• **Written exercise**:
Every line below is to be copied exactly, with the pictures left out.

╭─ Data

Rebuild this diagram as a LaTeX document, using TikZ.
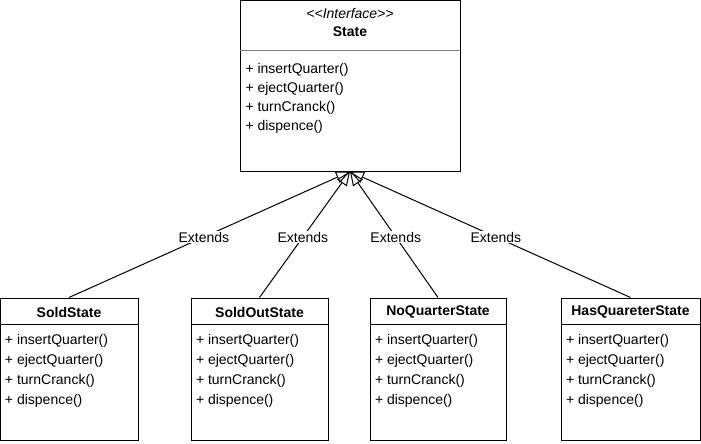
\documentclass[tikz,border=0pt]{standalone}
\usepackage{fontspec}
\setmainfont{Liberation Sans}
\usetikzlibrary{arrows.meta}
\tikzset{every picture/.style={line width=1pt}}
\tikzset{
	cls/.style={draw, fill=white, rectangle, inner sep=0pt},
	op/.style={anchor=west, inner sep=0pt, font=\fontsize{14}{16}\selectfont},
	ttl/.style={inner sep=0pt, font=\fontsize{14}{16}\selectfont\bfseries},
	lbl/.style={fill=white, inner sep=1pt, font=\fontsize{14}{16}\selectfont},
	ext/.style={-{Triangle[open, length=14pt, width=12pt]}}
}
% one state class below the interface
\newcommand{\stateclass}[4]{%
	\node[cls, minimum width=#3, minimum height=142] (#1) at (#2,369) {};
	\draw (#1.north west) ++(0,27) -- ++(#3,0);
	\node[ttl] (#1-t) at (#2,312) {#4};
	\node[op] (#1-a) at ([xshift=5]#1.west |- 0,341) {+ insertQuarter()};
	\node[op] (#1-b) at ([xshift=5]#1.west |- 0,361) {+ ejectQuarter()};
	\node[op] (#1-c) at ([xshift=5]#1.west |- 0,381) {+ turnCranck()};
	\node[op] (#1-d) at ([xshift=5]#1.west |- 0,401) {+ dispence()};
}

\begin{document}
\begin{tikzpicture}[x=1pt,y=-1pt]
	\useasboundingbox (0,0) rectangle (701,444);

	% Interface
	\node[cls, minimum width=220, minimum height=170] (state) at (350,86) {};
	\draw[line width=0.5pt, gray] (240,50) -- (460,50);
	\node[inner sep=0pt, font=\fontsize{14}{16}\selectfont\itshape] (stereo) at (350,13) {{<}{<}Interface{>}{>}};
	\node[ttl] (state-t) at (350,32) {State};
	\node[op] (state-a) at (245,70) {+ insertQuarter()};
	\node[op] (state-b) at (245,89) {+ ejectQuarter()};
	\node[op] (state-c) at (245,108) {+ turnCranck()};
	\node[op] (state-d) at (245,127) {+ dispence()};

	% Concrete states
	\stateclass{sold}{69}{138}{SoldState}
	\stateclass{soldout}{259.5}{137}{SoldOutState}
	\stateclass{noquarter}{438}{136}{NoQuarterState}
	\stateclass{hasquarter}{630.5}{139}{HasQuareterState}

	% Extends
	\foreach \s in {sold,soldout,noquarter,hasquarter}
		\draw[ext] (\s.north) -- node[lbl, pos=0.48] {Extends} (state.south);
\end{tikzpicture}
\end{document}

╰─

• **Exercise result**:
Rebuild this diagram as a LaTeX document, using TikZ.
\documentclass[tikz,border=0pt]{standalone}
\usepackage{fontspec}
\setmainfont{Liberation Sans}
\usetikzlibrary{arrows.meta}
\tikzset{every picture/.style={line width=1pt}}
\tikzset{
	cls/.style={draw, fill=white, rectangle, inner sep=0pt},
	op/.style={anchor=west, inner sep=0pt, font=\fontsize{14}{16}\selectfont},
	ttl/.style={inner sep=0pt, font=\fontsize{14}{16}\selectfont\bfseries},
	lbl/.style={fill=white, inner sep=1pt, font=\fontsize{14}{16}\selectfont},
	ext/.style={-{Triangle[open, length=14pt, width=12pt]}}
}
% one state class below the interface
\newcommand{\stateclass}[4]{%
	\node[cls, minimum width=#3, minimum height=142] (#1) at (#2,369) {};
	\draw (#1.north west) ++(0,27) -- ++(#3,0);
	\node[ttl] (#1-t) at (#2,312) {#4};
	\node[op] (#1-a) at ([xshift=5]#1.west |- 0,341) {+ insertQuarter()};
	\node[op] (#1-b) at ([xshift=5]#1.west |- 0,361) {+ ejectQuarter()};
	\node[op] (#1-c) at ([xshift=5]#1.west |- 0,381) {+ turnCranck()};
	\node[op] (#1-d) at ([xshift=5]#1.west |- 0,401) {+ dispence()};
}

\begin{document}
\begin{tikzpicture}[x=1pt,y=-1pt]
	\useasboundingbox (0,0) rectangle (701,444);

	% Interface
	\node[cls, minimum width=220, minimum height=170] (state) at (350,86) {};
	\draw[line width=0.5pt, gray] (240,50) -- (460,50);
	\node[inner sep=0pt, font=\fontsize{14}{16}\selectfont\itshape] (stereo) at (350,13) {{<}{<}Interface{>}{>}};
	\node[ttl] (state-t) at (350,32) {State};
	\node[op] (state-a) at (245,70) {+ insertQuarter()};
	\node[op] (state-b) at (245,89) {+ ejectQuarter()};
	\node[op] (state-c) at (245,108) {+ turnCranck()};
	\node[op] (state-d) at (245,127) {+ dispence()};

	% Concrete states
	\stateclass{sold}{69}{138}{SoldState}
	\stateclass{soldout}{259.5}{137}{SoldOutState}
	\stateclass{noquarter}{438}{136}{NoQuarterState}
	\stateclass{hasquarter}{630.5}{139}{HasQuareterState}

	% Extends
	\foreach \s in {sold,soldout,noquarter,hasquarter}
		\draw[ext] (\s.north) -- node[lbl, pos=0.48] {Extends} (state.south);
\end{tikzpicture}
\end{document}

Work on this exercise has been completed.